TheAustralian Securities and Investments Commission’s (ASIC) licensing web will snare a growing number of unsuspecting professionals employed outside the realm of financial services, who may not be aware of their obligation to apply for an Australian Financial Services (AFS) licence.

Accountants, valuers, engineers, quantity surveyors and architects — indeed, anyone offering professional advice for inclusion in prospectuses for property trusts and syndicates — are all liable to feel ASIC’s regulatory gaze under the current terms of the Financial Services Reform Act (FSRA).

“Every day we are coming across organisations and individuals not involved in the formal business of funds raising or funds management, that are incredulous when they discover the Act may apply to them,” Teys McMahon Legal lawyer Greg McMahon says.

According to McMahon, property valuations appearing in prospectuses are a form of financial advice, and property valuers could thereby be required to hold an FSR licence, as could anyone who contributes their expertise to prospectuses.

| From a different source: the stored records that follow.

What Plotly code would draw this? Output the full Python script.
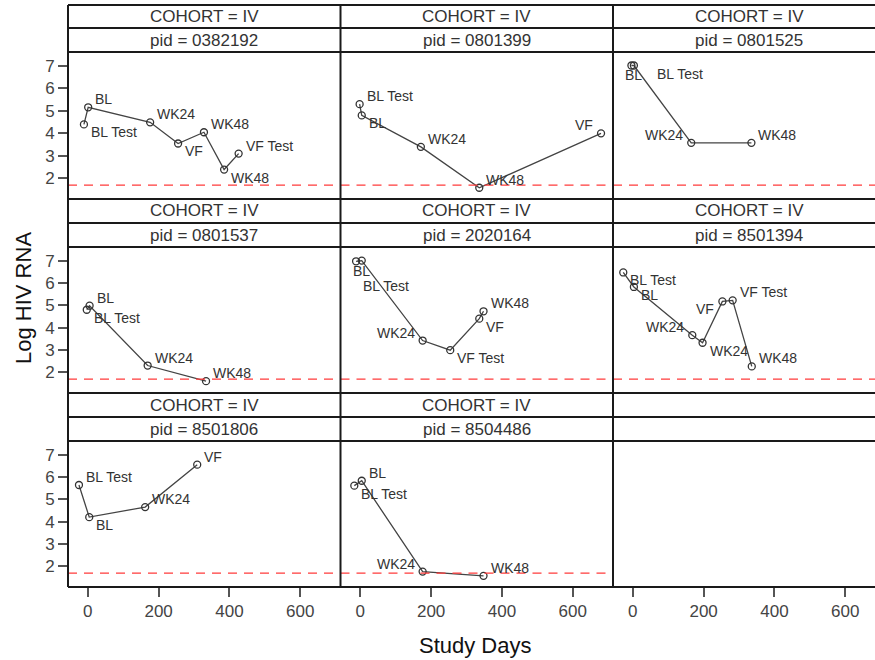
import plotly.graph_objects as go

# ---------------- data ----------------
cohort = "IV"
pids = ["0382192", "0801399", "0801525", "0801537", "2020164", "8501394", "8501806", "8504486"]

study_days = [
    [-11, 1, 176, 255, 328, 385, 426],
    [-2, 4, 171, 336, 680],
    [-4, 3, 165, 335],
    [-3, 5, 169, 334],
    [-12, 4, 176, 254, 336, 348],
    [-27, 3, 168, 197, 253, 282, 336],
    [-25, 4, 162, 309],
    [-17, 4, 176, 348],
]
log_rna = [
    [4.40, 5.16, 4.49, 3.55, 4.05, 2.39, 3.10],
    [5.30, 4.80, 3.40, 1.58, 4.00],
    [7.02, 7.02, 3.58, 3.58],
    [4.81, 4.99, 2.31, 1.61],
    [6.98, 7.01, 3.43, 3.00, 4.41, 4.74],
    [6.48, 5.83, 3.67, 3.33, 5.18, 5.23, 2.27],
    [5.65, 4.21, 4.66, 6.56],
    [5.62, 5.84, 1.77, 1.58],
]
visits = [
    ["BL Test", "BL", "WK24", "VF", "WK48", "WK48", "VF Test"],
    ["BL Test", "BL", "WK24", "WK48", "VF"],
    ["BL Test", "BL", "WK24", "WK48"],
    ["BL Test", "BL", "WK24", "WK48"],
    ["BL Test", "BL", "WK24", "VF Test", "VF", "WK48"],
    ["BL Test", "BL", "WK24", "WK24", "VF", "VF Test", "WK48"],
    ["BL Test", "BL", "WK24", "VF"],
    ["BL Test", "BL", "WK24", "WK48"],
]
limit_log = 1.699  # log10(50) detection limit
x_ticks = [0, 200, 400, 600]
y_ticks = [2, 3, 4, 5, 6, 7]

# ---------------- label placement (style) ----------------
label_pos = [
    ["lr", "ur", "ur", "lr", "ur", "lr", "ur"],
    ["ur", "lr", "ur", "ur", "ul"],
    ["far", "b", "ul", "ur"],
    ["lr", "ur", "ur", "ur"],
    ["low", "b", "ul", "lr", "lr", "ur"],
    ["lr", "lr", "ul", "lr", "ll", "ur", "ur"],
    ["ur", "lr", "ur", "ur"],
    ["lr", "ur", "ul", "ur"],
]
pos_style = {
    "ur": ("left", 5, 8),
    "lr": ("left", 5, -8),
    "ul": ("right", -6, 8),
    "ll": ("right", -6, -8),
    "b": ("center", 0, -10),
    "far": ("left", 24, -9),
    "low": ("left", 5, -25),
}

# ---------------- geometry ----------------
W, H = 875, 660
ML, MR, MT, MB = 68, 0, 5, 73
PW, PH = W - ML - MR, H - MT - MB
px_per_day = 0.354

def fx(px):
    return (px - ML) / PW

def fy(py):
    return (H - MB - py) / PH

col_edges = [(68, 340.5), (340.5, 613), (613, 875)]
row_plot = [(52, 199), (247, 393), (441, 587)]
row_head = [(5, 28, 52), (199, 223, 247), (393, 417, 441)]
x_start = -56
y_range = [1.08, 7.62]

FONT = "Liberation Sans, Arial, sans-serif"
TXT = "#333333"

fig = go.Figure()
layout = dict(
    width=W, height=H, margin=dict(l=ML, r=MR, t=MT, b=MB),
    paper_bgcolor="white", plot_bgcolor="white", showlegend=False,
    font=dict(family=FONT, color=TXT),
)
annotations = []
shapes = []

for k in range(9):
    r, c = divmod(k, 3)
    ax = "" if k == 0 else str(k + 1)
    x0p, x1p = col_edges[c]
    y0p, y1p = row_plot[r]
    x_end = x_start + (x1p - x0p) / px_per_day
    layout["xaxis" + ax] = dict(
        domain=[fx(x0p), min(1, fx(x1p))], range=[x_start, x_end],
        anchor="y" + ax, showgrid=False, zeroline=False, showline=False,
        tickvals=x_ticks, showticklabels=(r == 2), ticks="outside" if r == 2 else "",
        ticklen=9, tickcolor="#555555", tickwidth=1.5,
        tickfont=dict(size=17, color="#444444", family=FONT),
    )
    layout["yaxis" + ax] = dict(
        domain=[fy(y1p), fy(y0p)], range=y_range,
        anchor="x" + ax, showgrid=False, zeroline=False, showline=False,
        tickvals=y_ticks, showticklabels=(c == 0), ticks="outside" if c == 0 else "",
        ticklen=9, tickcolor="#555555", tickwidth=1.5,
        tickfont=dict(size=17, color="#444444", family=FONT),
    )

    # header texts
    hy0, hy1, hy2 = row_head[r]
    cx = (x0p + x1p) / 2 if c < 2 else (x0p + x0p + 272.5) / 2
    if k < len(pids):
        annotations.append(dict(xref="paper", yref="paper", x=fx(cx), y=fy((hy0 + hy1) / 2),
                                text="COHORT = " + cohort, showarrow=False,
                                font=dict(size=17, color=TXT, family=FONT),
                                xanchor="center", yanchor="middle"))
        annotations.append(dict(xref="paper", yref="paper", x=fx(cx), y=fy((hy1 + hy2) / 2),
                                text="pid = " + pids[k], showarrow=False,
                                font=dict(size=17, color=TXT, family=FONT),
                                xanchor="center", yanchor="middle"))

    if k >= len(pids):
        # empty panel: invisible trace so that its axis is drawn
        fig.add_trace(go.Scatter(x=[None], y=[None], xaxis="x" + ax, yaxis="y" + ax,
                                 mode="markers", hoverinfo="skip"))
        continue

    # reference line
    shapes.append(dict(type="line", xref="x" + ax + " domain", yref="y" + ax,
                       x0=0, x1=1, y0=limit_log, y1=limit_log,
                       line=dict(color="#ff3b3b", width=1.3, dash="9px,7px")))

    fig.add_trace(go.Scatter(
        x=study_days[k], y=log_rna[k], xaxis="x" + ax, yaxis="y" + ax,
        mode="lines+markers",
        line=dict(color="#444444", width=1.3),
        marker=dict(symbol="circle-open", size=7, color="#333333", line=dict(width=1.3)),
        hoverinfo="skip",
    ))
    for d, v, lab, p in zip(study_days[k], log_rna[k], visits[k], label_pos[k]):
        xa, xs, ys = pos_style[p]
        annotations.append(dict(xref="x" + ax, yref="y" + ax, x=d, y=v, text=lab,
                                showarrow=False, xanchor=xa, yanchor="middle",
                                xshift=xs, yshift=ys,
                                font=dict(size=14, color=TXT, family=FONT)))

# frame lines
LC = "#1a1a1a"
for (a, b, cc) in row_head:
    for yy in (a, b, cc):
        shapes.append(dict(type="line", xref="paper", yref="paper",
                           x0=fx(68), x1=fx(880), y0=fy(yy), y1=fy(yy),
                           line=dict(color=LC, width=2)))
for yy in (199, 393, 587):
    shapes.append(dict(type="line", xref="paper", yref="paper",
                       x0=fx(68), x1=fx(880), y0=fy(yy), y1=fy(yy),
                       line=dict(color=LC, width=2)))
for xx in (68, 340.5, 613):
    shapes.append(dict(type="line", xref="paper", yref="paper",
                       x0=fx(xx), x1=fx(xx), y0=fy(5), y1=fy(587),
                       line=dict(color=LC, width=2)))

# axis titles
annotations.append(dict(xref="paper", yref="paper", x=fx(23), y=fy(298), text="Log HIV RNA",
                        textangle=-90, showarrow=False, xanchor="center", yanchor="middle",
                        font=dict(size=22, color="#111111", family=FONT)))
annotations.append(dict(xref="paper", yref="paper", x=fx(476), y=fy(645), text="Study Days",
                        showarrow=False, xanchor="center", yanchor="middle",
                        font=dict(size=22, color="#111111", family=FONT)))

layout["annotations"] = annotations
layout["shapes"] = shapes
fig.update_layout(**layout)
fig.write_html("out.html")
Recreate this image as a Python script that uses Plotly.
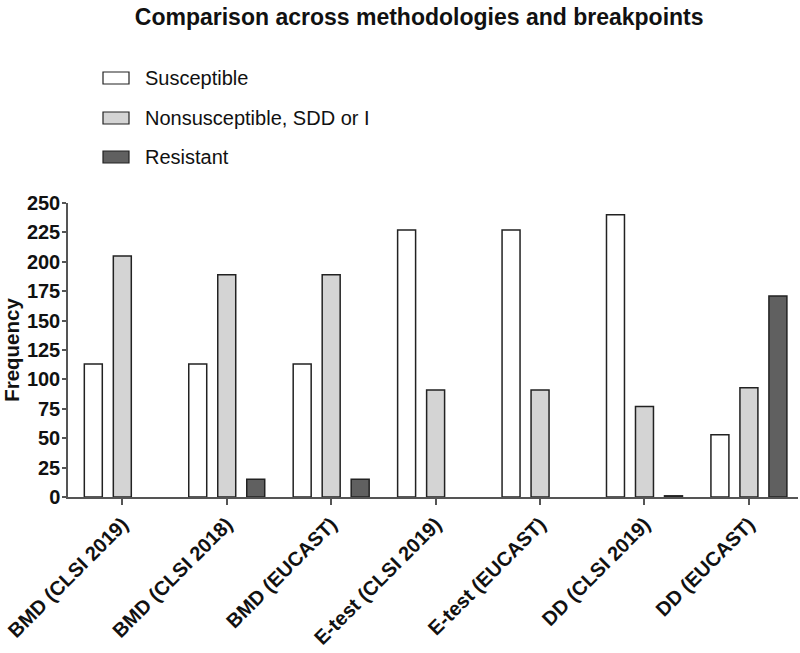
import plotly.graph_objects as go

# data
categories = ["BMD (CLSI 2019)", "BMD (CLSI 2018)", "BMD (EUCAST)",
              "E-test (CLSI 2019)", "E-test (EUCAST)", "DD (CLSI 2019)", "DD (EUCAST)"]
susceptible = [113, 113, 113, 227, 227, 240, 53]
nonsusceptible = [205, 189, 189, 91, 91, 77, 93]
resistant = [0, 15, 15, 0, 0, 1, 171]

series_names = ["Susceptible", "Nonsusceptible, SDD or I", "Resistant"]
series_colors = ["#ffffff", "#d4d4d4", "#606060"]
series_values = [susceptible, nonsusceptible, resistant]

FONT = "Liberation Sans, Arial, sans-serif"

fig = go.Figure()
for name, col, vals in zip(series_names, series_colors, series_values):
    fig.add_trace(go.Bar(
        x=categories, y=vals, name=name,
        marker=dict(color=col,
                    line=dict(color="#222222", width=[0 if v == 0 else 1.5 for v in vals])),
        showlegend=False,
    ))

# hand-made legend (wide rectangular keys like the original)
L, W, B, H = 68, 730, 497, 294
rows = [78, 118, 157]
for i, (name, col) in enumerate(zip(series_names, series_colors)):
    cy = rows[i]
    fig.add_shape(type="rect", xref="paper", yref="paper",
                  x0=(103 - L) / W, x1=(129 - L) / W,
                  y0=(B - (cy + 6)) / H, y1=(B - (cy - 6)) / H,
                  fillcolor=col, line=dict(color="#222222", width=1.2))
    fig.add_annotation(xref="paper", yref="paper", x=(143 - L) / W, y=(B - cy) / H,
                       text=name, showarrow=False, xanchor="left", yanchor="middle",
                       font=dict(family=FONT, size=20, color="#111111"))

fig.update_layout(
    width=800, height=653,
    margin=dict(l=68, r=2, t=203, b=156),
    paper_bgcolor="white", plot_bgcolor="white",
    barmode="group", bargap=0.167, bargroupgap=0.38,
    title=dict(text="<b>Comparison across methodologies and breakpoints</b>",
               x=0.524, xanchor="center", y=0.974, yanchor="middle",
               font=dict(family=FONT, size=23, color="#111111")),
    xaxis=dict(range=[-0.52, 6.47], showline=True, linecolor="#555555", linewidth=1.5,
               ticks="outside", ticklen=6, tickcolor="#555555", tickwidth=1.5,
               tickangle=-45, automargin=False,
               tickfont=dict(family=FONT, size=20, color="#111111", weight="bold"),
               showgrid=False, zeroline=False),
    yaxis=dict(range=[0, 250], dtick=25, showline=True, linecolor="#555555", linewidth=1.5,
               ticks="outside", ticklen=4, tickcolor="#555555", tickwidth=1.5,
               ticklabelstandoff=-2, automargin=False,
               tickfont=dict(family=FONT, size=20, color="#111111", weight="bold"),
               title=dict(text="<b>Frequency</b>", standoff=2,
                          font=dict(family=FONT, size=20.5, color="#111111")),
               showgrid=False, zeroline=False),
)

# drop the default 8px body margin so the figure fills the window
fig.write_html("out.html", config={"displayModeBar": False},
               post_script="document.body.style.margin='0px';")
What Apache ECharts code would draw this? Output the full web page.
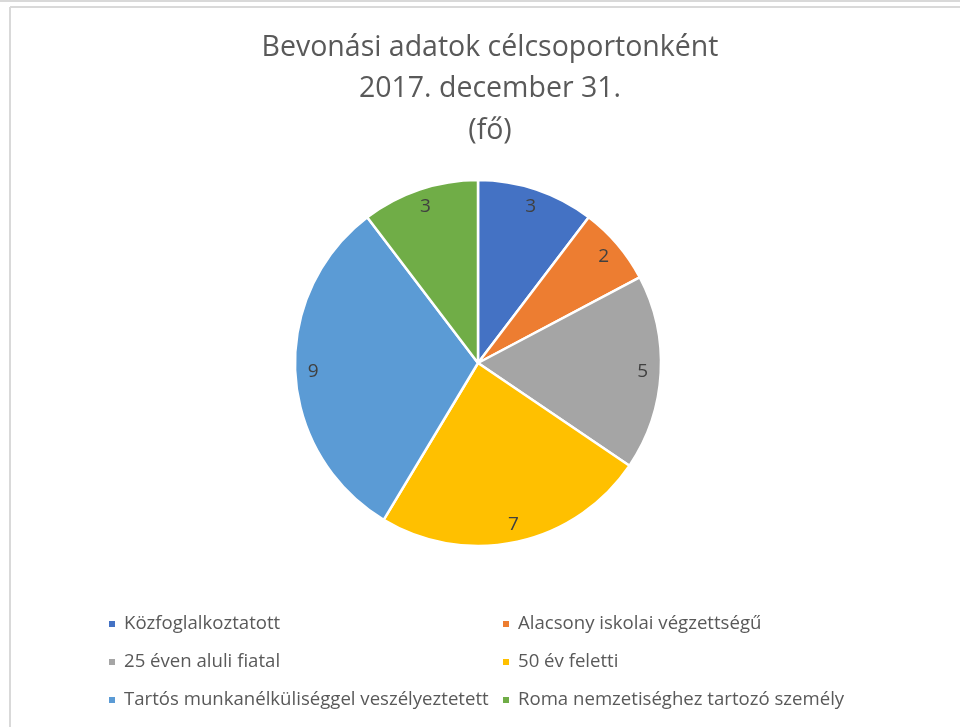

“This is regulatory overkill, and people are reluctant to believe that the FSRA could apply to them,” McMahon says. “There are three options: many people won’t comply, some may outsource the licensing function, and others may try and get a licence, though this is a complex and expensive process,” he says.

Property developers and venture capitalists engaging in mezzanine funding or ‘excluded offers’, which raise funding from a limited number of investors, may also find themselves obliged to obtain FSRA licences if their fundraising activities are perceived by ASIC to be a form of funds management.

ASIC is already struggling to process licence applications from financial advisory industry participants, with only 71 applications being finalised since the FSRA came into effect in March 2002.

ASIC will need to start processing around 350 applications per month if it is to meet its two-year deadline, and now faces the additional task of licensing players outside the industry, McMahon says.

This is not a task that ASIC is necessarily happy to take on, but the commission has no legal basis on which to exclude outside players from the FSRA under its current terms, McMahon says

“ASIC needs to end the uncertainty and find a sensible resolution to confusion surrounding the FSRA,” he says.